At Paruna, for example, participants have completed all kinds of environmental work, from building dedicated walk paths to putting up fences. I have enjoyed the fruits of their labour on many occasions with family and friends walking through this sanctuary. It is just stunningly beautiful. More recently the central wheatbelt project had participants working with catchment groups and farmers to collect seeds, establish seed banks, complete remnant vegetation surveys, and carry out weed and erosion control measures. This is very important in my electorate because my electorate is a very fragile environment where salt encroachment and erosion are major problems. These young people are contributing to the solution to those problems, ensuring that my electorate can go on being a major producer of wheat, sheep and clean food for the rest of Australia and indeed for export. So they are making a very real and important contribution.

The benefits to the young people participating are that they learn how to work with a team and they have confidence by the end of the six months in getting up and speaking—and some of them have given absolutely outstanding presentations at those graduations. It is terrific to see them grow in confidence, knowledge and stature.

I am very heartened by the involvement of young people. You get the feeling they will be proud to go back to those areas that they have helped restore, with their children and grandchildren, and say, `I participated in this.' I think we can take heart that young people are taking more and more interest in the environment. This program is adding to that bank of knowledge and ensuring that a whole generation of young people will be able to continue on very important work in the preservation of the environment for the benefit of our country and the people who live here.
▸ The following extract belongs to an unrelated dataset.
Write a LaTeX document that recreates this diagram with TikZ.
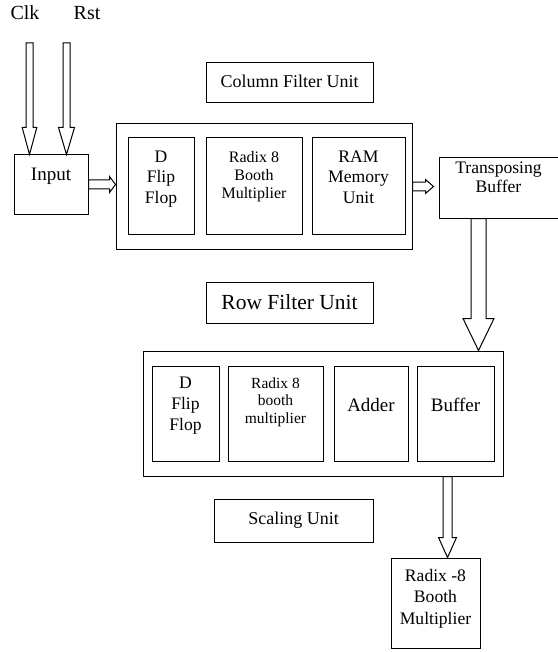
\documentclass[tikz,border=0pt]{standalone}
\usepackage{fontspec}
\setmainfont{Liberation Serif}
\usetikzlibrary{calc,fit}
\newcommand{\fsz}[2]{\fontsize{#1}{#2}\selectfont}
% hollow block arrows: from, to, shaft half width, head half width, head length
\newcommand{\fatdown}[5]{%
\path[draw,fill=white] ($(#1)+(-#3,0)$) -- ($(#2)+(-#3,-#5)$) -- ($(#2)+(-#4,-#5)$) -- (#2)
  -- ($(#2)+(#4,-#5)$) -- ($(#2)+(#3,-#5)$) -- ($(#1)+(#3,0)$) -- cycle;}
\newcommand{\fatright}[5]{%
\path[draw,fill=white] ($(#1)+(0,-#3)$) -- ($(#2)+(-#5,-#3)$) -- ($(#2)+(-#5,-#4)$) -- (#2)
  -- ($(#2)+(-#5,#4)$) -- ($(#2)+(-#5,#3)$) -- ($(#1)+(0,#3)$) -- cycle;}
\begin{document}
\begin{tikzpicture}[x=1pt,y=-1pt,line width=1pt,
  blk/.style={draw,inner sep=0pt},
  lbl/.style={anchor=north,inner sep=0pt,align=center}]
\useasboundingbox (0,0) rectangle (557,652);
% boxes
\node[blk,fit={(14,155) (88,214)}] (inp) {};
\node[blk,fit={(206,63) (373,103)}] (cfu) {};
\node[blk,fit={(116,124) (412,249)}] (col) {};
\node[blk,fit={(128,138) (194,234)}] (cdff) {};
\node[blk,fit={(206,138) (302,234)}] (crad) {};
\node[blk,fit={(312,138) (405,234)}] (cram) {};
\node[blk,fit={(439,158) (558,218)}] (tb) {};
\node[blk,fit={(206,282) (373,323)}] (rfu) {};
\node[blk,fit={(143,351) (503,476)}] (row) {};
\node[blk,fit={(152,366) (219,461)}] (rdff) {};
\node[blk,fit={(228,366) (323,461)}] (rrad) {};
\node[blk,fit={(334,366) (408,461)}] (radd) {};
\node[blk,fit={(417,366) (494,461)}] (rbuf) {};
\node[blk,fit={(214,499) (373,542)}] (su) {};
\node[blk,fit={(391,558) (480,648)}] (rbm) {};
% texts
\node[lbl,font=\fsz{20}{24}] (clk) at (25,5.5) {Clk};
\node[lbl,font=\fsz{20}{24}] (rst) at (87,5.5) {Rst};
\node[lbl,font=\fsz{19}{22}] (inpt) at ($(inp.north)+(0,13.3)$) {Input};
\node[lbl,font=\fsz{18}{21}] (cfut) at ($(cfu.north)+(0,11.7)$) {Column Filter Unit};
\node[lbl,font=\fsz{17.6}{20.5}] (cdfft) at ($(cdff.north)+(0,12.8)$) {D\\Flip\\Flop};
\node[lbl,font=\fsz{16}{18}] (cradt) at ($(crad.north)+(0,13.4)$) {Radix 8\\Booth\\Multiplier};
\node[lbl,font=\fsz{17.6}{20.5}] (cramt) at ($(cram.north)+(0,12.8)$) {RAM\\Memory\\Unit};
\node[lbl,font=\fsz{17.6}{19}] (tbt) at ($(tb.north)+(0,3.8)$) {Transposing\\Buffer};
\node[lbl,font=\fsz{21.5}{25}] (rfut) at ($(rfu.north)+(0,12.5)$) {Row Filter Unit};
\node[lbl,font=\fsz{17.6}{21}] (rdfft) at ($(rdff.north)+(0,10.8)$) {D\\Flip\\Flop};
\node[lbl,font=\fsz{15.5}{17.5}] (rradt) at ($(rrad.north)+(0,11.6)$) {Radix 8\\booth\\multiplier};
\node[lbl,font=\fsz{19}{22}] (raddt) at ($(radd.north)+(0,32.3)$) {Adder};
\node[lbl,font=\fsz{19}{22}] (rbuft) at ($(rbuf.north)+(0,32.3)$) {Buffer};
\node[lbl,font=\fsz{18}{21}] (sut) at ($(su.north)+(0,12.7)$) {Scaling Unit};
\node[lbl,font=\fsz{17.6}{21.5}] (rbmt) at ($(rbm.north)+(0,10.8)$) {Radix -8\\Booth\\Multiplier};
% arrows
\coordinate (clk0) at (29.5,43);
\coordinate (rst0) at (66.5,43);
\coordinate (clk1) at (clk0 |- inp.north);
\coordinate (rst1) at (rst0 |- inp.north);
\fatdown{clk0}{clk1}{3.5}{7.3}{27}
\fatdown{rst0}{rst1}{3.5}{8}{27}
\coordinate (inp1) at (inp.east -| col.west);
\fatright{inp.east}{inp1}{4.5}{8}{6}
\coordinate (col1) at ($(col.east -| tb.west)+(-5,0)$);
\fatright{col.east}{col1}{4.3}{7}{8}
\coordinate (tb0) at ($(tb.south)+(-20,0)$);
\coordinate (tb1) at (tb0 |- row.north);
\fatdown{tb0}{tb1}{7.5}{15.5}{32}
\coordinate (row0) at ($(row.south)+(124.5,0)$);
\coordinate (row1) at (row0 |- rbm.north);
\fatdown{row0}{row1}{4.5}{9}{20}
\end{tikzpicture}
\end{document}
The other fantastic thing about the Green Corps project is that it brings communities together. At those graduations I have met parents, grandparents and many different community groups that have worked with the young people to make sure the best possible results are had. It brings older and younger people together, bridging sometimes the generation gap that keeps them separated. It is very important to involve them. Finally, I would like to say how fortunate we are as a country to have the kind of young people who are prepared to go out into their community and plant the shade trees under which they know they will never sit.